Sectoral figures show that year-on-year growth of bank deposits of non-financial enterprises fell further in November and is now lower than before the 2015-16 economic slowdown / hard landing scare. Weakness is consistent with recent profits deceleration and signals deteriorating prospects for business investment – fourth chart.
The year-on-year fall in interest rates suggests a coming recovery in money trends – fifth chart – but this may be delayed and / or weakened by the ongoing clampdown on shadow banking activity. The authorities may need to offer banks additional incentives to lend to private sector firms to offset the contraction of shadow activity. Current money data signal a further loss of economic momentum in early 2019, with any reacceleration unlikely until the second half at the earliest.
*True M1 = currency in circulation + demand deposits of enterprises, government organisations and households. The official M1 measure excludes household deposits. The November data point in the chart is an estimate and assumes a 1% monthly rise in household demand deposits.
US money weakness extending to household sector
US narrow money trends remain worryingly weak, suggesting that monetary policy is already restrictive and a significant economic slowdown lies immediately ahead.
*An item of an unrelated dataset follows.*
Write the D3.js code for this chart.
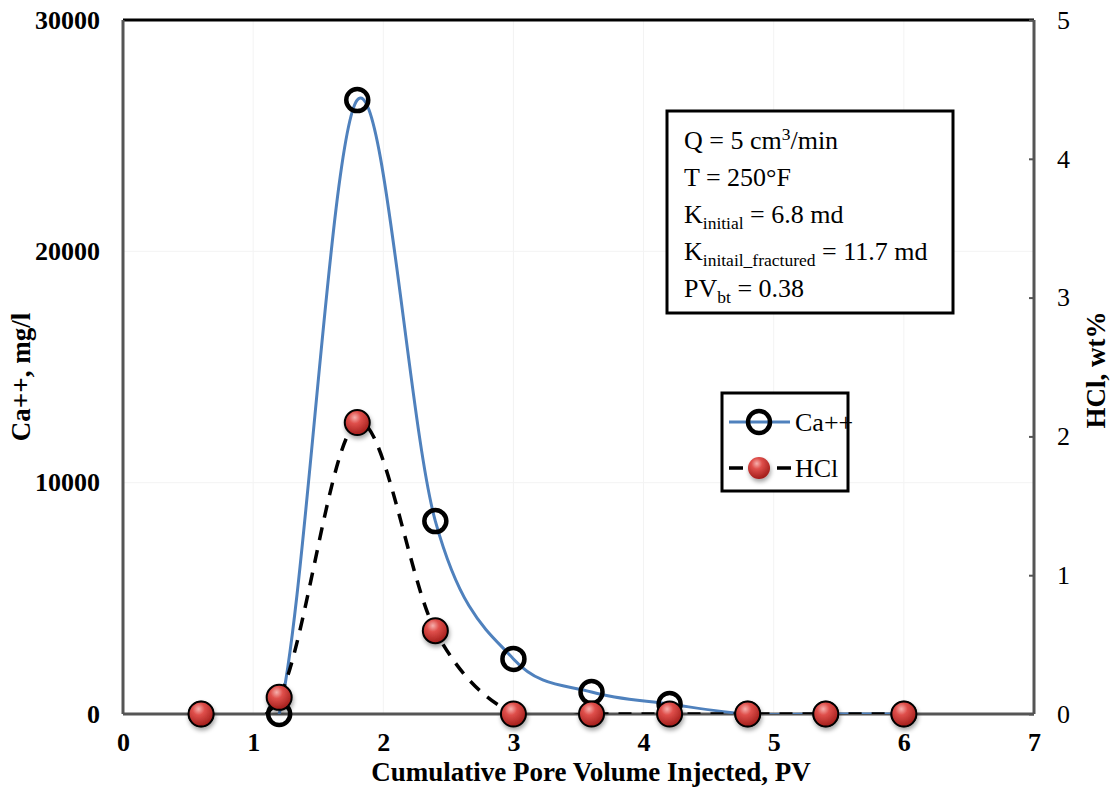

The Fed last week released sector financial accounts for the third quarter, permitting the calculation of an end-September number for non-financial M1, the preferred narrow money measure here*. The two-quarter change in real (i.e. deflated by consumer prices) non-financial M1 moved into negative territory, reaching its lowest level since 2008. The leading relationship with two-quarter GDP momentum suggests that the latter will fall sharply from a third-quarter peak – see first chart.
Narrow money trends appear to have remained weak so far in the fourth quarter, judging from the headline M1 measure – the chart incorporates a November estimate of the six-month change in real M1 based on weekly data through 26 November.
The weakness of real non-financial M1 was initially focused on the business sector but household holdings also contracted over the latest two quarters – second chart. Previous posts suggested that the fall in business holdings would be reflected in a slowdown in investment and hiring – recent data (e.g. capital goods orders, aggregate hours worked) lend support to this forecast. With household holdings also now weakening, consumer spending could be next to disappoint.
The fall in business money holdings, which extends to the broad M3 measure, has occurred despite foreign earnings repatriation, which might have been expected to swell domestically-held corporate deposits. The financial accounts show that the repatriation flow has been offset by a rise in net equity retirement (i.e. buy-backs and cash takeovers), a slowdown in debt issuance and faster accumulation of “miscellaneous assets”. The flow peaked in the first quarter and fell further in the third quarter, with a corresponding slowdown in net equity retirement – third chart.
The negative signal for economic prospects from money trends is receiving confirmation from the OECD’s US composite leading indicator. As previewed in a post last week, this indicator continued to decline in October, signalling below-trend GDP growth – fourth chart.
*Non-financial M1 comprises holdings of currency and checkable deposits by households and non-financial businesses. Headline M1 also includes holdings of insurance companies, pension / retirement funds, money market funds, government-sponsored enterprises, finance companies, REITs, brokers / dealers and foreign non-banks (excluding official institutions). These holdings account for more than 30% of M1 (dominated by the foreign component, mainly currency) but are unlikely to be of relevance for assessing near-term prospects for spending on goods and services.